**Task requirements:**
Return each line of the data below verbatim; pictures are to be left out.

* Start Given data *

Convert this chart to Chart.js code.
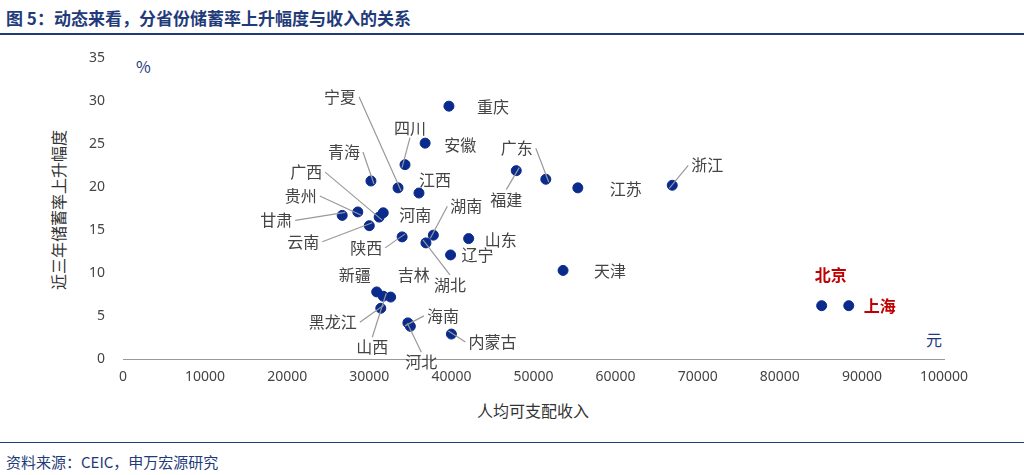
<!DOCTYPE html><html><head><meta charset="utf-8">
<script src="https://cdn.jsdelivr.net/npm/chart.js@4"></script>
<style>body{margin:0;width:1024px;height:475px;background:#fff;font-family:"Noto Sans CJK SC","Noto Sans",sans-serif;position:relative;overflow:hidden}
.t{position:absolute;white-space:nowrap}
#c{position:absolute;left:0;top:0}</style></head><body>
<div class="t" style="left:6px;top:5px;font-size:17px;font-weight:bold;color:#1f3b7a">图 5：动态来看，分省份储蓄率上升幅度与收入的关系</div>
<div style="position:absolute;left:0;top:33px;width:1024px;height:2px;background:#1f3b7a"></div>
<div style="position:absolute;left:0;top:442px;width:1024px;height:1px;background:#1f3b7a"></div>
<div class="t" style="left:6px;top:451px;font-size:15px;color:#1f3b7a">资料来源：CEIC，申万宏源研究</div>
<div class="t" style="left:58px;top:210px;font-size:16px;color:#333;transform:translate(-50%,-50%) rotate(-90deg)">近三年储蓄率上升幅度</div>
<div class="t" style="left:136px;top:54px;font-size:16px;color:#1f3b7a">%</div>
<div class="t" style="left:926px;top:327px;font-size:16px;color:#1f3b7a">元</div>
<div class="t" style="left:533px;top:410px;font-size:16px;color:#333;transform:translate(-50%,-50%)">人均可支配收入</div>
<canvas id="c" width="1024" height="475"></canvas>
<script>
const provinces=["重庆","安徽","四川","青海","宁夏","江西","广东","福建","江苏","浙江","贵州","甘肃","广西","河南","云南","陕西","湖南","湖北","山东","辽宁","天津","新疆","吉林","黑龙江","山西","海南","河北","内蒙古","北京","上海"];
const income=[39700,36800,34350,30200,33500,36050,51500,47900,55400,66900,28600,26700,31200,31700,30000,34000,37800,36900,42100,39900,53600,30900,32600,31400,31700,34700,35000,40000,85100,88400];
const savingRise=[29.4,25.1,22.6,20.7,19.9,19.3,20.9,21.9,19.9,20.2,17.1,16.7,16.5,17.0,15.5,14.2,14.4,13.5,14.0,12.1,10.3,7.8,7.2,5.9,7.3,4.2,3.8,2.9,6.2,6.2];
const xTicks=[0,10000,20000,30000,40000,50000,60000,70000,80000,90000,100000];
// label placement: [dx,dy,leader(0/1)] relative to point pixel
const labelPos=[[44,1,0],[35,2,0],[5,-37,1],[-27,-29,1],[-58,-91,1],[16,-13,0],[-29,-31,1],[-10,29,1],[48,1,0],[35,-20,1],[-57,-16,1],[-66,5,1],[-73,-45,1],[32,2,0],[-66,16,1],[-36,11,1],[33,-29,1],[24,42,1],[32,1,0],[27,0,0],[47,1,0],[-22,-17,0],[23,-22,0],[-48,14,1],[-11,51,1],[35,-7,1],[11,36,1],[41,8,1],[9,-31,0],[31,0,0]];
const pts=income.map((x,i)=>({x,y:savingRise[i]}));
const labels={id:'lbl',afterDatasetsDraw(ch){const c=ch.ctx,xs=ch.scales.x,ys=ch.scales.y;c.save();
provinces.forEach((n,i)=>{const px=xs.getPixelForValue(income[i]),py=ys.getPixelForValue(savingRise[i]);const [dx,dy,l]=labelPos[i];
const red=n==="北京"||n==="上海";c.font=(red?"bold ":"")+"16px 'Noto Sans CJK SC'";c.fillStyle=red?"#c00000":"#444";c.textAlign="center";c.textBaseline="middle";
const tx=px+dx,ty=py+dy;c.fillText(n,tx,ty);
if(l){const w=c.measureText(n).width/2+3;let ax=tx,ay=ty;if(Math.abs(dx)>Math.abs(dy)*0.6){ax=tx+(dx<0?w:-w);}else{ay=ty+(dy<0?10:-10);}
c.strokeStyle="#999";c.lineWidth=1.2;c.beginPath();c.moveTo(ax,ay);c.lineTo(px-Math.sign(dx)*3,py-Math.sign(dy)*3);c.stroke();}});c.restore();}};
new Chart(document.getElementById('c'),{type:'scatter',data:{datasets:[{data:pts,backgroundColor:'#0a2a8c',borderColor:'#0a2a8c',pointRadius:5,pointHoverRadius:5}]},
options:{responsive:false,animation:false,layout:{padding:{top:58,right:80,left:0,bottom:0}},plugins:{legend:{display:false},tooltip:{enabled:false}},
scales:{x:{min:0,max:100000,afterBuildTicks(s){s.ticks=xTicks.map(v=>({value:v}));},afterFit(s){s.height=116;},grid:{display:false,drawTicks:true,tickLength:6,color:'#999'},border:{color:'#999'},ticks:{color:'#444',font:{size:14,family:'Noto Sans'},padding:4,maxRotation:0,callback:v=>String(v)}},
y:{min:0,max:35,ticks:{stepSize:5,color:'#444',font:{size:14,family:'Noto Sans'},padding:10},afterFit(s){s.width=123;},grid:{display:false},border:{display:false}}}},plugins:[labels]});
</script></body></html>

* End Given data *

**Response to this exercise:**
Convert this chart to Chart.js code.
<!DOCTYPE html><html><head><meta charset="utf-8">
<script src="https://cdn.jsdelivr.net/npm/chart.js@4"></script>
<style>body{margin:0;width:1024px;height:475px;background:#fff;font-family:"Noto Sans CJK SC","Noto Sans",sans-serif;position:relative;overflow:hidden}
.t{position:absolute;white-space:nowrap}
#c{position:absolute;left:0;top:0}</style></head><body>
<div class="t" style="left:6px;top:5px;font-size:17px;font-weight:bold;color:#1f3b7a">图 5：动态来看，分省份储蓄率上升幅度与收入的关系</div>
<div style="position:absolute;left:0;top:33px;width:1024px;height:2px;background:#1f3b7a"></div>
<div style="position:absolute;left:0;top:442px;width:1024px;height:1px;background:#1f3b7a"></div>
<div class="t" style="left:6px;top:451px;font-size:15px;color:#1f3b7a">资料来源：CEIC，申万宏源研究</div>
<div class="t" style="left:58px;top:210px;font-size:16px;color:#333;transform:translate(-50%,-50%) rotate(-90deg)">近三年储蓄率上升幅度</div>
<div class="t" style="left:136px;top:54px;font-size:16px;color:#1f3b7a">%</div>
<div class="t" style="left:926px;top:327px;font-size:16px;color:#1f3b7a">元</div>
<div class="t" style="left:533px;top:410px;font-size:16px;color:#333;transform:translate(-50%,-50%)">人均可支配收入</div>
<canvas id="c" width="1024" height="475"></canvas>
<script>
const provinces=["重庆","安徽","四川","青海","宁夏","江西","广东","福建","江苏","浙江","贵州","甘肃","广西","河南","云南","陕西","湖南","湖北","山东","辽宁","天津","新疆","吉林","黑龙江","山西","海南","河北","内蒙古","北京","上海"];
const income=[39700,36800,34350,30200,33500,36050,51500,47900,55400,66900,28600,26700,31200,31700,30000,34000,37800,36900,42100,39900,53600,30900,32600,31400,31700,34700,35000,40000,85100,88400];
const savingRise=[29.4,25.1,22.6,20.7,19.9,19.3,20.9,21.9,19.9,20.2,17.1,16.7,16.5,17.0,15.5,14.2,14.4,13.5,14.0,12.1,10.3,7.8,7.2,5.9,7.3,4.2,3.8,2.9,6.2,6.2];
const xTicks=[0,10000,20000,30000,40000,50000,60000,70000,80000,90000,100000];
// label placement: [dx,dy,leader(0/1)] relative to point pixel
const labelPos=[[44,1,0],[35,2,0],[5,-37,1],[-27,-29,1],[-58,-91,1],[16,-13,0],[-29,-31,1],[-10,29,1],[48,1,0],[35,-20,1],[-57,-16,1],[-66,5,1],[-73,-45,1],[32,2,0],[-66,16,1],[-36,11,1],[33,-29,1],[24,42,1],[32,1,0],[27,0,0],[47,1,0],[-22,-17,0],[23,-22,0],[-48,14,1],[-11,51,1],[35,-7,1],[11,36,1],[41,8,1],[9,-31,0],[31,0,0]];
const pts=income.map((x,i)=>({x,y:savingRise[i]}));
const labels={id:'lbl',afterDatasetsDraw(ch){const c=ch.ctx,xs=ch.scales.x,ys=ch.scales.y;c.save();
provinces.forEach((n,i)=>{const px=xs.getPixelForValue(income[i]),py=ys.getPixelForValue(savingRise[i]);const [dx,dy,l]=labelPos[i];
const red=n==="北京"||n==="上海";c.font=(red?"bold ":"")+"16px 'Noto Sans CJK SC'";c.fillStyle=red?"#c00000":"#444";c.textAlign="center";c.textBaseline="middle";
const tx=px+dx,ty=py+dy;c.fillText(n,tx,ty);
if(l){const w=c.measureText(n).width/2+3;let ax=tx,ay=ty;if(Math.abs(dx)>Math.abs(dy)*0.6){ax=tx+(dx<0?w:-w);}else{ay=ty+(dy<0?10:-10);}
c.strokeStyle="#999";c.lineWidth=1.2;c.beginPath();c.moveTo(ax,ay);c.lineTo(px-Math.sign(dx)*3,py-Math.sign(dy)*3);c.stroke();}});c.restore();}};
new Chart(document.getElementById('c'),{type:'scatter',data:{datasets:[{data:pts,backgroundColor:'#0a2a8c',borderColor:'#0a2a8c',pointRadius:5,pointHoverRadius:5}]},
options:{responsive:false,animation:false,layout:{padding:{top:58,right:80,left:0,bottom:0}},plugins:{legend:{display:false},tooltip:{enabled:false}},
scales:{x:{min:0,max:100000,afterBuildTicks(s){s.ticks=xTicks.map(v=>({value:v}));},afterFit(s){s.height=116;},grid:{display:false,drawTicks:true,tickLength:6,color:'#999'},border:{color:'#999'},ticks:{color:'#444',font:{size:14,family:'Noto Sans'},padding:4,maxRotation:0,callback:v=>String(v)}},
y:{min:0,max:35,ticks:{stepSize:5,color:'#444',font:{size:14,family:'Noto Sans'},padding:10},afterFit(s){s.width=123;},grid:{display:false},border:{display:false}}}},plugins:[labels]});
</script></body></html>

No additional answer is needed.